La llegada del invierno, del frío, del atenuamiento progresivo de la luz y la dilatación de la noche, inducen un estado de ánimo más que propicio para refugiarse en la obra alucinada y lírica de Franz Schubert. Este año, además, la experiencia de la pérdida, la vivencia de lo incomprensible y la sensación de amenaza continuada, hacen que su música esté siendo el acompañamiento musical idóneo para el humor de mis recientes días (si les interesa, síganle la pista a la última integral de sonatas por la pianista georgiana Elisabeth Leonskaja).

Y es que la figura del pequeño compositor austríaco sigue siendo un enigma indescifrable. Al igual que el otro compositor de la velada, Felix Mendelssohn, fue un niño superdotado, uno de esos pequeños mozart que el mundo musical europeo se obstinaba en descubrir, y cuyos padres se obstinaban en anunciar, de vez en cuando. Pero a diferencia del más joven Felix, Franz Peter no pertenecía a ninguna familia burguesa acomodada, mundana y culta, que le asegurara acceso directo a lo más destacado de la vida cultural de la sociedad de su tiempo. Fue, por decirlo de alguna manera, un proletario de la música: sin ninguna cualidad personal especial, introvertido, obstinado y de corta trayectoria vital. Murió con 31 años.

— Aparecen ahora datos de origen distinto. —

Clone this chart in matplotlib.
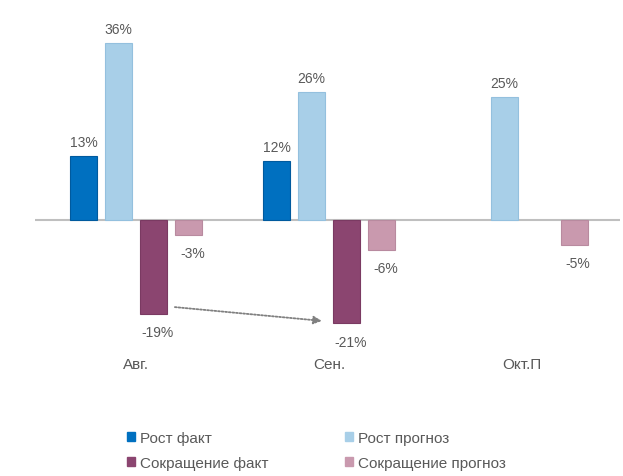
import matplotlib
matplotlib.use("Agg")
import matplotlib.pyplot as plt
from matplotlib.patches import Patch
import numpy as np

categories = ["Авг.", "Сен.", "Окт.П"]
series_names = ["Рост факт", "Рост прогноз", "Сокращение факт", "Сокращение прогноз"]
growth_fact = [13, 12, None]
growth_forecast = [36, 26, 25]
cut_fact = [-19, -21, None]
cut_forecast = [-3, -6, -5]
colors = ["#0070C0", "#A8CFE8", "#8B4570", "#C999AE"]
edges = ["#005A9E", "#94C0DE", "#7A3A62", "#B88A9F"]

plt.rcParams['font.family'] = ['Liberation Sans Narrow', 'Liberation Sans', 'DejaVu Sans']

fig = plt.figure(figsize=(6.23, 4.77), dpi=100)
ax = fig.add_axes([35/623, (477-345)/477, 585/623, 335/477])

x = np.arange(len(categories))
width = 0.14
step = 0.182
all_series = [growth_fact, growth_forecast, cut_fact, cut_forecast]
offsets = [-1.5*step, -0.5*step, 0.5*step, 1.5*step]
for vals, off, c, ec in zip(all_series, offsets, colors, edges):
    for xi, v in zip(x, vals):
        if v is None:
            continue
        ax.bar(xi + off, v, width=width, color=c, edgecolor=ec, linewidth=0.8, zorder=2)
        if v >= 0:
            ax.text(xi + off, v + 1.5, f"{v}%", ha='center', va='bottom', fontsize=10, color='#595959')
        else:
            ax.text(xi + off + 0.02, v - 2.3, f"{v}%", ha='center', va='top', fontsize=10, color='#595959')

ax.axhline(0, color='#BFBFBF', lw=1.5, zorder=1)
ax.set_xlim(-0.526, 2.51)
ax.set_ylim(-25.2, 42.9)

# dotted arrow from Aug cut fact to Sep cut fact
ax.annotate("", xy=(0.962, -20.5), xytext=(0.2, -17.7),
            arrowprops=dict(arrowstyle='-|>', linestyle=(0, (1, 1)), color='#808080', lw=1.3,
                            mutation_scale=12, shrinkA=0, shrinkB=0))

ax.set_xticks(x, categories)
ax.tick_params(axis='x', length=0, pad=9.5, labelsize=11, labelcolor='#595959')
ax.set_yticks([])
for s in ax.spines.values():
    s.set_visible(False)

handles = [Patch(facecolor=colors[i], edgecolor=colors[i]) for i in [0, 2, 1, 3]]
labels = [series_names[i] for i in [0, 2, 1, 3]]
fig.legend(handles, labels, ncol=2, loc='upper left', bbox_to_anchor=(113/623, 1-418/477),
           frameon=False, fontsize=11, handlelength=0.55, handleheight=0.55, handletextpad=0.3,
           columnspacing=5.0, labelspacing=0.75, labelcolor='#595959')

fig.savefig("out.png", dpi=100)
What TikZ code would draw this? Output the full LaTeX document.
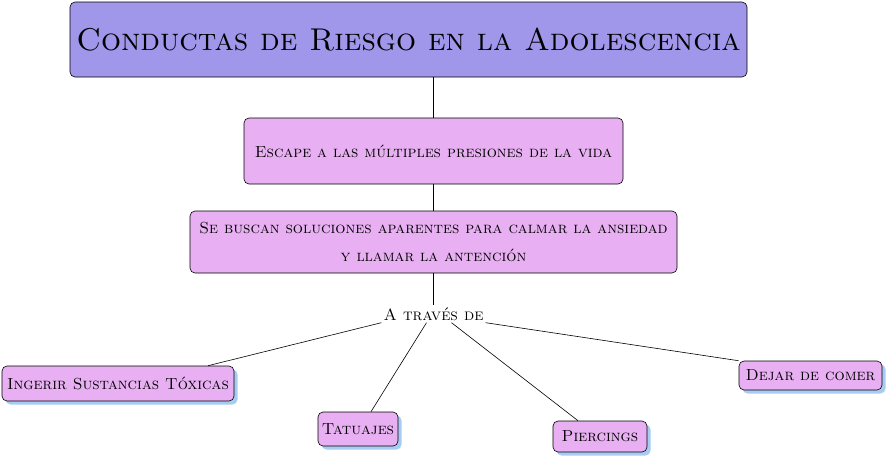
\documentclass[tikz,border=0pt]{standalone}
\usepackage{fontspec}
\usetikzlibrary{shadows}
\definecolor{titlefill}{HTML}{A096EA}
\definecolor{boxfill}{HTML}{E8B0F2}
\definecolor{shadowblue}{HTML}{A6CCF2}
\tikzset{
  x=1pt, y=-1pt,
  titlebox/.style={draw=black, fill=titlefill, rounded corners=5pt, line width=0.6pt,
    minimum width=677pt, minimum height=75pt, font=\fontsize{31.5}{36}\selectfont\scshape},
  conceptbox/.style={draw=black, fill=boxfill, rounded corners=5pt, line width=0.6pt,
    font=\fontsize{16}{28}\selectfont\scshape, align=center},
  leafbox/.style={conceptbox, drop shadow={shadow xshift=3.5pt, shadow yshift=-3.5pt, fill=shadowblue, opacity=1}},
  linktext/.style={font=\fontsize{16.4}{20}\selectfont\scshape, inner sep=2pt},
  conn/.style={draw=black, line width=0.6pt}
}
\begin{document}
\begin{tikzpicture}
\useasboundingbox (0,0) rectangle (888,459);
\node[titlebox] (title) at (408.5,39.5) {Conductas de Riesgo en la Adolescencia};
\node[conceptbox, minimum width=379pt, minimum height=66pt] (escape) at (433.5,151) {Escape a las múltiples presiones de la vida};
\node[conceptbox, minimum width=487pt, minimum height=62pt] (busca) at (433.5,242) {Se buscan soluciones aparentes para calmar la ansiedad\\y llamar la antención};
\node[linktext] (atraves) at (433.5,314) {A través de};
\node[leafbox, minimum width=232pt, minimum height=35pt] (ingerir) at (118,383.5) {Ingerir Sustancias Tóxicas};
\node[leafbox, minimum width=80pt, minimum height=34pt] (tatuajes) at (358,429) {Tatuajes};
\node[leafbox, minimum width=94pt, minimum height=31pt] (piercings) at (600,436.5) {Piercings};
\node[leafbox, minimum width=143pt, minimum height=29pt] (dejar) at (810.5,375.5) {Dejar de comer};
\draw[conn] (title.south -| escape.north) -- (escape.north);
\draw[conn] (escape.south) -- (busca.north);
\draw[conn] (busca.south) -- (atraves.north);
\draw[conn] (atraves.south west) -- ([xshift=90pt]ingerir.north);
\draw[conn] ([xshift=-7pt]atraves.south) -- ([xshift=13pt]tatuajes.north);
\draw[conn] ([xshift=18pt]atraves.south) -- ([xshift=-22pt]piercings.north);
\draw[conn] (atraves.south east) -- ([xshift=-72pt]dejar.north);
\end{tikzpicture}
\end{document}
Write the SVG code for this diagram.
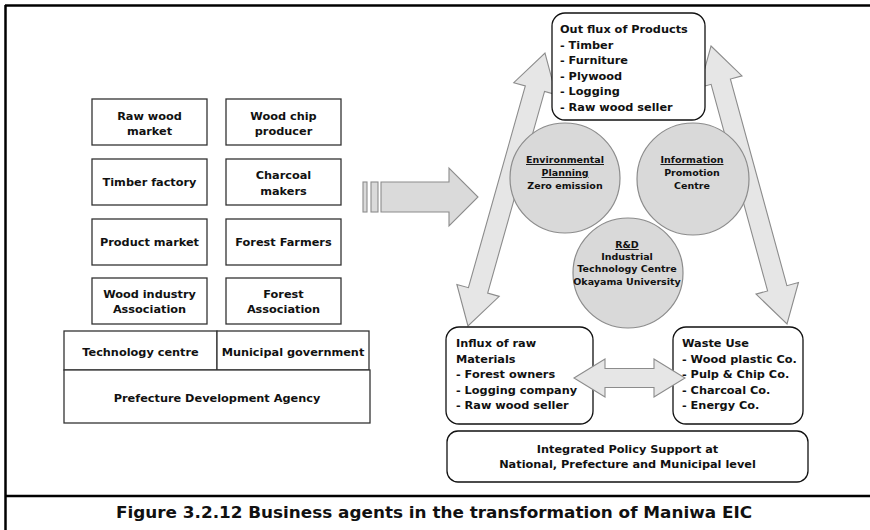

Y sin embargo, ¿cómo es posible que de lo anodino surja una actitud y una concepción de la música tan firme, tan experimental y a la vez tan personal? Inscrito en el albor del romanticismo, su labor transgresora nada tiene que ver con la presentación de lo sombrío o lo melancólico en su música, lugares comunes del romanticismo que tan ejemplarmente se contienen en su archifamosa sinfonía «inacabada», no. Es el impulso constructivo, el plan de repeticiones, las duraciones... las famosas «divinas longitudes». Si, como dice José Luis Téllez, podemos ver en los crescendi alocados de las oberturas de Rossini una prefiguración del valor de lo acumulativo por adición en la música moderna (preludio del Oro del Rhin de Wagner, Bolero de Ravel), las longitudes schubertianas obedecen a una concepción totalizadora de la planificación musical, a escala micro, basada en células melódicas y tensión armónica; a escala macro, resultado de operar con el tiempo, entendido, por un lado, como velocidad, y, por otro, como duración.

Schubert nunca pensó que sus dos últimas sinfonías conformaran un díptico. Ni siquiera sabemos la razón del abandono compositivo de su octava sinfonía, en si menor, «inacabada». Pero ambas se complementan y funcionan bien en los conciertos como retrato acabado de la naturaleza dual del compositor. A esa conclusión llegó Furtwängler al final de su vida cuando insistía en programarlas juntas. Si la sinfonía octava «inacabada» está en Si menor (¿la muerte?), es turbia, está incompleta, la novena está en Do mayor, tonalidad básica, la más sencilla, sin bemoles ni sostenidos. Es plena e inmediata. Un triunfo del clasicismo, de lo acabado. La sinfonía segunda de Schumann está en Do, como Los Maestros Cantores de Nürnberg de Wagner.

Mendelssohn estrenó la Grande en la Gewandhaus de Leipzig en 1839, once años después de la muerte de Schubert, tras ser descubierta por casualidad por Robert Schumann, y se la tildó de «grande» en comparación con su otra sinfonía en do mayor, la sexta, «la pequeña».

La Obertura de Ruy Blas, con la que arranca el concierto, fue un encargo de la Caja de Pensiones Teatrales de Leipzig a Mendelssohn para servir de pórtico a las representaciones de del drama teatral de Victor Hugo en la ciudad sajona. Música de compromiso para introducir un hito del compromiso musical.